I spend way too much time thinking about, playing and listening to trombones and harmonicas. These two instruments grabbed me at different points in my life, and for different reasons.
Many of us had that elementary school experience around fourth grade - after playing "Hot Cross Buns" on ocarinas in third grade, a few students decided that they liked making quasi-musical noise. The band room was available for kids in 4th and 5th grade. I was one of those kids that was eager to goof around in with musical instruments - and kids in band got to leave the main classroom to work with the music teacher for a couple hours a week. That was the main draw for most of us.
On that day early in the fourth grade school year that kids could claim instruments, I had a cold. I stayed home from school for a couple of days. By the time I returned, all of my favorite instruments had been claimed by other kids - the trumpets were gone, the saxophones were gone, the violins were gone. There was a collection of sad orphan instruments - violas, French horns, and trombones. I picked a trombone as the "least worst" instrument available.
Well, I was ambivalent about the trombone for a while. It was an awkward instrument - the slide was hard for short 9-year old arms to manipulate. It was a long horn and I had a tendency to bump into other musicians in the band. I sounded like crap - thin tone and generally off-pitch. I had enough musical awareness to know that I sucked. I didn't quit, though. I had caught the music disease and the trombone was my instrument.

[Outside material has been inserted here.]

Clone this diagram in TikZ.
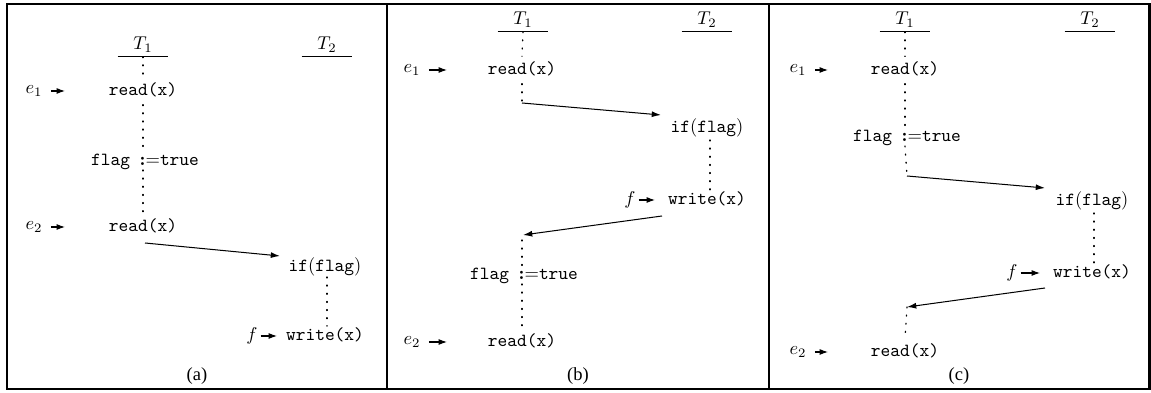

I kept at it and became a half-decent trombonist in high school. I switched to bass trombone for a few years, then back to tenor, then back to bass. I grew to love the instrument and worshipped the great jazz players - J.J. Johnson, Curtis Fuller, Slide Hampton, Frank Rosolino, Carl Fontana and many more. But the trombone was a tough instrument for me. I had to work hard just to avoid deterioration of my modest skills. I kept hitting walls that I couldn't break through. The music in my head wouldn't come out of the horn. I played through college and graduate school, but put it down when I got my first "real job" and embarked on a business career.
I was a band geek, music nerd in high school. I also used to hang around with guys that had garage bands, playing bad covers of "The House of the Rising Sun" and other chestnuts. I wanted to play with those guys, but the trombone was not a natural fit with electric guitar, bass and drums. I can't remember how it happened, but I found a harmonica somewhere. Maybe one of my guitar-playing buddies had one. I discovered it was very easy to get a decent sound of of a harmonica. If you can breathe, you can play it. There is no need for hand-eye coordination or control of obscure embouchure muscles.
I began seeking out recordings of harmonica players. There are many limited players out there - the Bob Dylans, John Lennons, Mick Jaggers, etc. - that see the harmonica as an easy way to add a different sound to their work. Since I was a working-class white kid in a mostly-white high school (some Asian kids, some Mexican kids, no Black kids), I had to find the good players through white people that stole their shit. So John Mayall was my first influence.
I didn't work on the harmonica, but I played it a lot. I could play it while walking down the street. I could play it while I was driving in my car. I kept one in my pocket most of the time - still do. I could play along with guitar players once I figured out how to match harmonica keys to guitar keys (it took me a while to learn that the harmonica sounded best when the key of the harmonica was a 4th higher than the key that the guitar was playing in (so a harmonica in the key of A sounded great when the guitarist is playing in E). This is elementary stuff, but it was revolutionary to me when I was 16 years old.
I eventually found the real masters of the harmonica - Little Walter Jacobs, Big Walter Horton, James Cotton, George Harmonica Smith, Junior Wells. Since I was a jazz nut, I found Toots Thielman and fell in love with jazz on the chromatic harmonica. Oh, and Stevie Wonder - a harmonica God for sure. And Howard Levy - the superhero who mastered chromatic music on the little old diatonic harmonica, which is not designed to play chromatic music.
Since I started playing trombone again in March, I have been appreciating the similarities and differences between my chosen musical weapons. Both are very vocal instruments - the trombone can sound like people talking (remember the teacher in the Charlie Brown animated specials?). The harmonica can also put out wails and moans that sound very human. The differences between the two instruments are also obvious - harmonicas can play chords, trombones cannot. Getting a decent sound out of a harmonica is relatively easy (if you can breathe, you can play a chord); getting a decent sound out of the trombone takes quite a lot of practice; it requires unnatural buzzing of lips and control of airflow. The process of learning to play the trombone is like lifting weights - you have to get your reps in and build muscles; if you lay off for any significant period, the trombone "chops" begin to atrophy. Playing a harmonica is like walking - it is easy, almost anyone can do it and you can sit for a long time without losing your ability to walk.
Of course, if you want to truly master one of these instruments, you must be focused and dedicated. In that sense, the instruments are identical.